■ **Dataset**
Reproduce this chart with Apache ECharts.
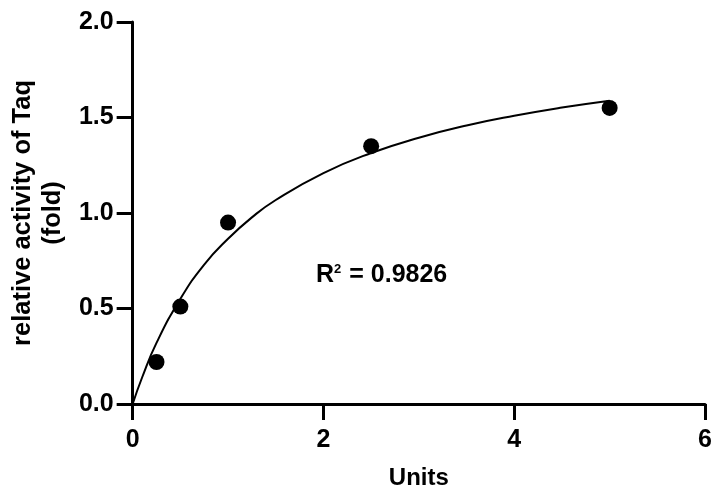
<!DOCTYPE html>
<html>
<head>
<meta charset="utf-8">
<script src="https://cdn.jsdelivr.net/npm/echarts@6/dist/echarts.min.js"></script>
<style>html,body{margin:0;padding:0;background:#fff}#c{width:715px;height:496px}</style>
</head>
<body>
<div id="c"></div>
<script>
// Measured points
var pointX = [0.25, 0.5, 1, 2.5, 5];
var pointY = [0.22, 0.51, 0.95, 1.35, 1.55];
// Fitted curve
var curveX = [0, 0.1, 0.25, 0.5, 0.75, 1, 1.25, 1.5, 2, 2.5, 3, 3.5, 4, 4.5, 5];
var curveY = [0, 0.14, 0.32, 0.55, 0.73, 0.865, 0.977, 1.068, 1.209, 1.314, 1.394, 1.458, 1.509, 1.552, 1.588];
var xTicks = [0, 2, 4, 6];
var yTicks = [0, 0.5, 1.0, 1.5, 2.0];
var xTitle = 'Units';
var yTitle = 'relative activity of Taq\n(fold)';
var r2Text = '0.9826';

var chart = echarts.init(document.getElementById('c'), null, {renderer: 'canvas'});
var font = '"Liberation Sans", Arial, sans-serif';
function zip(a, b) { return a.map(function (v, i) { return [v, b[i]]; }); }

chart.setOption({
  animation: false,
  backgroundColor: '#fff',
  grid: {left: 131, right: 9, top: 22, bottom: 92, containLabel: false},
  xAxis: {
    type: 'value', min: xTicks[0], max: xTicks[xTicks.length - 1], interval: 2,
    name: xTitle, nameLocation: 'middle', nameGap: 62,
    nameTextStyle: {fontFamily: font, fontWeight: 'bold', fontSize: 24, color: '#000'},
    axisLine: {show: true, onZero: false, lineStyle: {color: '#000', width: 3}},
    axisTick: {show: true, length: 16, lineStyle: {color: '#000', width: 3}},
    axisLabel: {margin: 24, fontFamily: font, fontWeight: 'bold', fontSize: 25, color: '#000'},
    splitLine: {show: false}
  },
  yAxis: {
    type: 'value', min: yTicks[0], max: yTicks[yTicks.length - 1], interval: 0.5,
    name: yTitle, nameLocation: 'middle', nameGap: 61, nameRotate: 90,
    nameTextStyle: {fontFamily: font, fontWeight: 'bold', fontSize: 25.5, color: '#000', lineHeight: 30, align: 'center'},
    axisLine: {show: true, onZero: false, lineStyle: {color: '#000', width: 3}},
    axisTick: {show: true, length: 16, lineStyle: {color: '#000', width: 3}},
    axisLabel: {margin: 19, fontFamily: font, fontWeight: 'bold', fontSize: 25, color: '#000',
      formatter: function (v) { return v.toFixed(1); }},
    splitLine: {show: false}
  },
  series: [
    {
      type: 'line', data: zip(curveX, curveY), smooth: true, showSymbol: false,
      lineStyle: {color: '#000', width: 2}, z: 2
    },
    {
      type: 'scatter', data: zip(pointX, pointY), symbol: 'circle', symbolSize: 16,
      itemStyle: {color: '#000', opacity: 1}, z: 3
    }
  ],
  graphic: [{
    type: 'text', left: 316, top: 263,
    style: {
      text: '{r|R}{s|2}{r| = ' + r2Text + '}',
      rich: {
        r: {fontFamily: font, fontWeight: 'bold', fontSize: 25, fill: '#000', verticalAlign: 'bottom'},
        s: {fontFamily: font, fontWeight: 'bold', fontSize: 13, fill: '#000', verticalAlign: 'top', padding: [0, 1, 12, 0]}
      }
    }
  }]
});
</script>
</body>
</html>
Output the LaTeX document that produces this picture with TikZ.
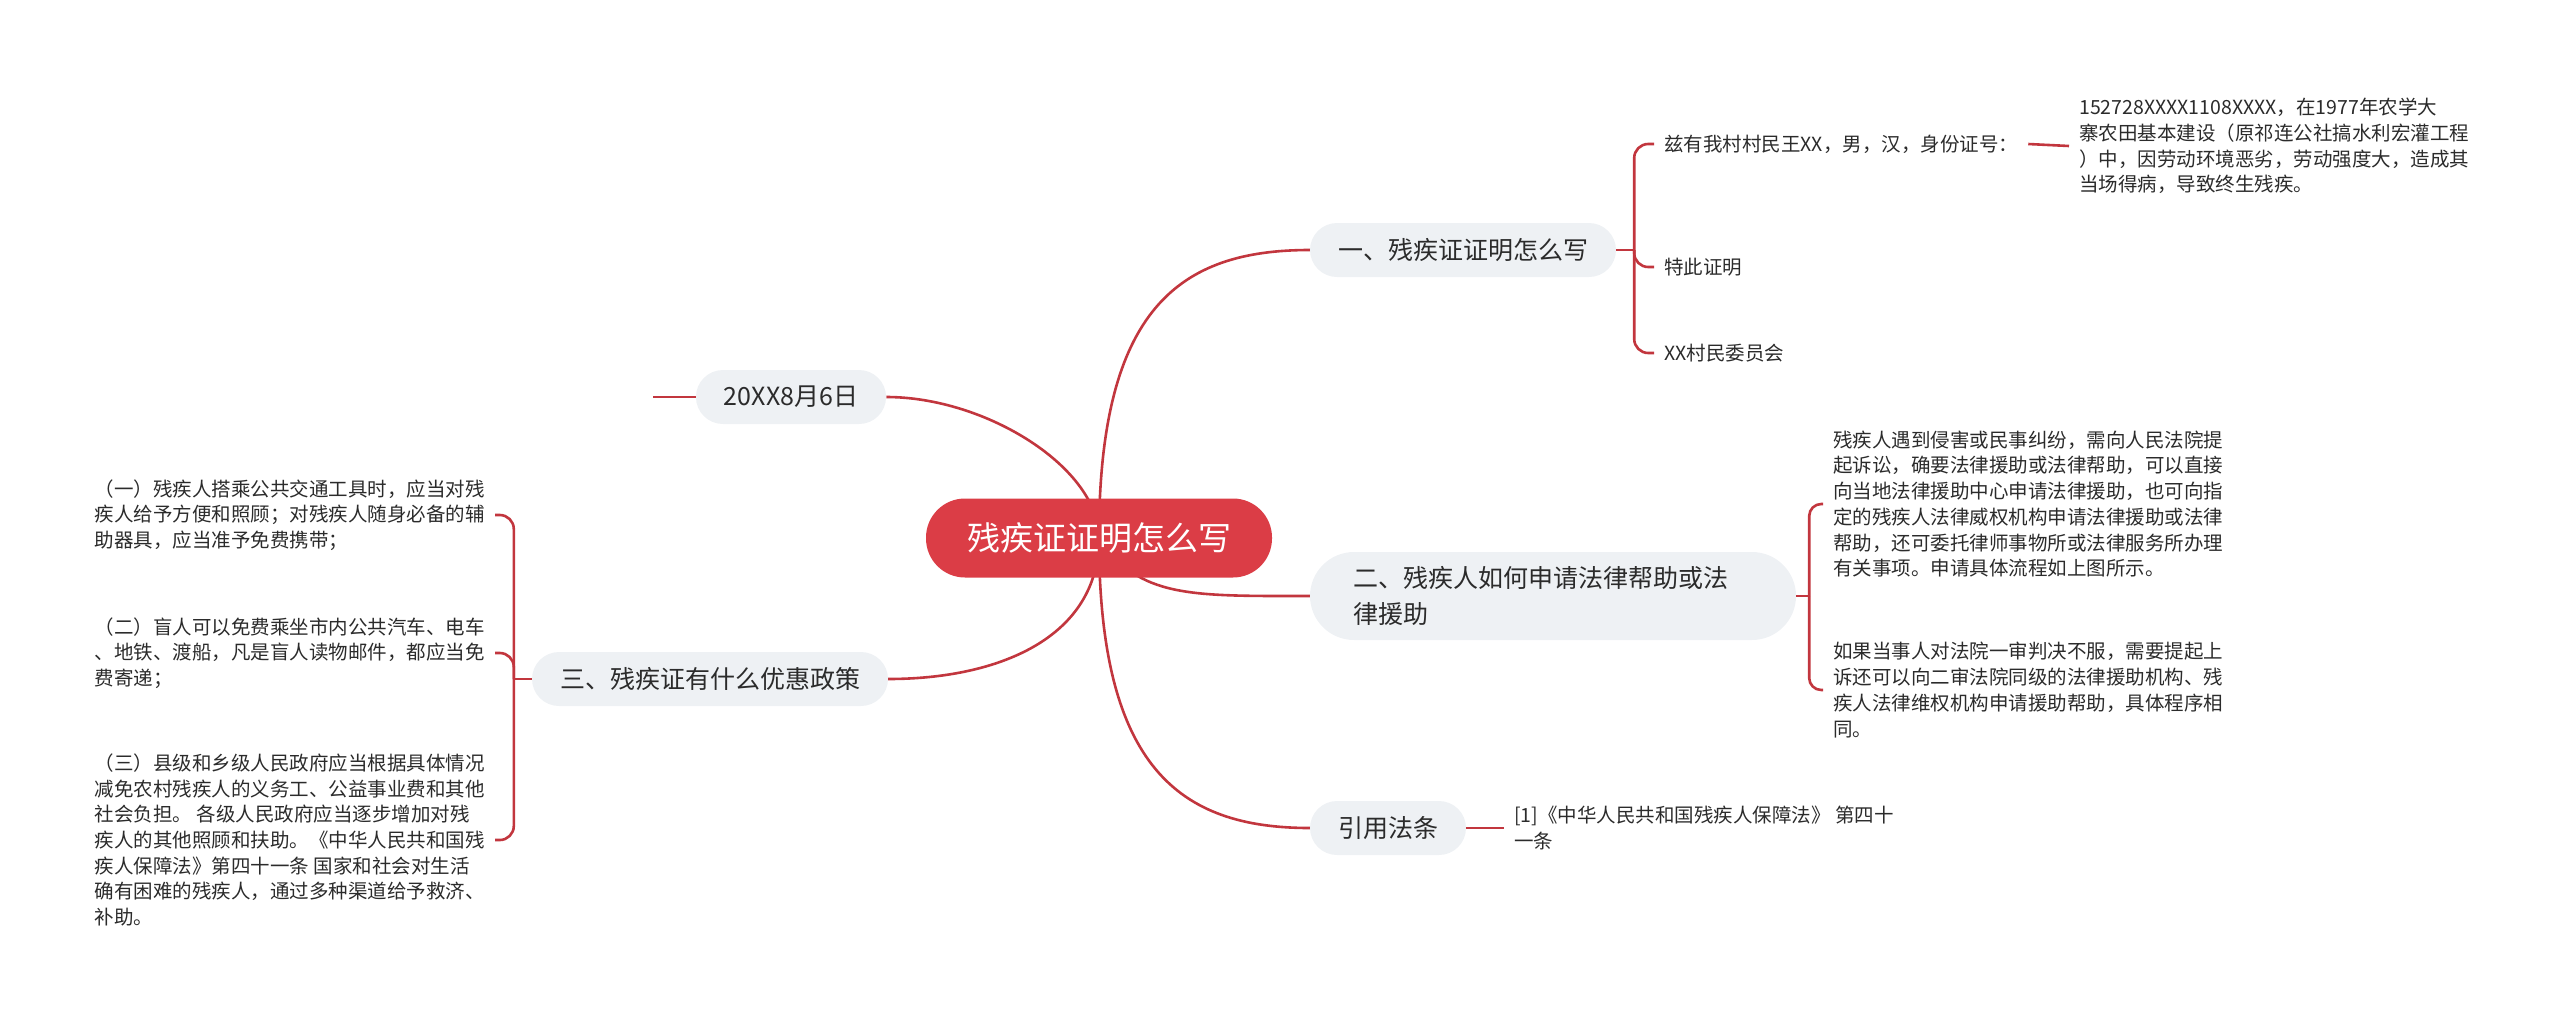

■ **Stated task**
Keep the pictures out and write out the records exactly.

■ **Reply**
Reproduce this chart with Apache ECharts.
<!DOCTYPE html>
<html>
<head>
<meta charset="utf-8">
<script src="https://cdn.jsdelivr.net/npm/echarts@6/dist/echarts.min.js"></script>
<style>html,body{margin:0;padding:0;background:#fff}#c{width:715px;height:496px}</style>
</head>
<body>
<div id="c"></div>
<script>
// Measured points
var pointX = [0.25, 0.5, 1, 2.5, 5];
var pointY = [0.22, 0.51, 0.95, 1.35, 1.55];
// Fitted curve
var curveX = [0, 0.1, 0.25, 0.5, 0.75, 1, 1.25, 1.5, 2, 2.5, 3, 3.5, 4, 4.5, 5];
var curveY = [0, 0.14, 0.32, 0.55, 0.73, 0.865, 0.977, 1.068, 1.209, 1.314, 1.394, 1.458, 1.509, 1.552, 1.588];
var xTicks = [0, 2, 4, 6];
var yTicks = [0, 0.5, 1.0, 1.5, 2.0];
var xTitle = 'Units';
var yTitle = 'relative activity of Taq\n(fold)';
var r2Text = '0.9826';

var chart = echarts.init(document.getElementById('c'), null, {renderer: 'canvas'});
var font = '"Liberation Sans", Arial, sans-serif';
function zip(a, b) { return a.map(function (v, i) { return [v, b[i]]; }); }

chart.setOption({
  animation: false,
  backgroundColor: '#fff',
  grid: {left: 131, right: 9, top: 22, bottom: 92, containLabel: false},
  xAxis: {
    type: 'value', min: xTicks[0], max: xTicks[xTicks.length - 1], interval: 2,
    name: xTitle, nameLocation: 'middle', nameGap: 62,
    nameTextStyle: {fontFamily: font, fontWeight: 'bold', fontSize: 24, color: '#000'},
    axisLine: {show: true, onZero: false, lineStyle: {color: '#000', width: 3}},
    axisTick: {show: true, length: 16, lineStyle: {color: '#000', width: 3}},
    axisLabel: {margin: 24, fontFamily: font, fontWeight: 'bold', fontSize: 25, color: '#000'},
    splitLine: {show: false}
  },
  yAxis: {
    type: 'value', min: yTicks[0], max: yTicks[yTicks.length - 1], interval: 0.5,
    name: yTitle, nameLocation: 'middle', nameGap: 61, nameRotate: 90,
    nameTextStyle: {fontFamily: font, fontWeight: 'bold', fontSize: 25.5, color: '#000', lineHeight: 30, align: 'center'},
    axisLine: {show: true, onZero: false, lineStyle: {color: '#000', width: 3}},
    axisTick: {show: true, length: 16, lineStyle: {color: '#000', width: 3}},
    axisLabel: {margin: 19, fontFamily: font, fontWeight: 'bold', fontSize: 25, color: '#000',
      formatter: function (v) { return v.toFixed(1); }},
    splitLine: {show: false}
  },
  series: [
    {
      type: 'line', data: zip(curveX, curveY), smooth: true, showSymbol: false,
      lineStyle: {color: '#000', width: 2}, z: 2
    },
    {
      type: 'scatter', data: zip(pointX, pointY), symbol: 'circle', symbolSize: 16,
      itemStyle: {color: '#000', opacity: 1}, z: 3
    }
  ],
  graphic: [{
    type: 'text', left: 316, top: 263,
    style: {
      text: '{r|R}{s|2}{r| = ' + r2Text + '}',
      rich: {
        r: {fontFamily: font, fontWeight: 'bold', fontSize: 25, fill: '#000', verticalAlign: 'bottom'},
        s: {fontFamily: font, fontWeight: 'bold', fontSize: 13, fill: '#000', verticalAlign: 'top', padding: [0, 1, 12, 0]}
      }
    }
  }]
});
</script>
</body>
</html>
Output the LaTeX document that produces this picture with TikZ.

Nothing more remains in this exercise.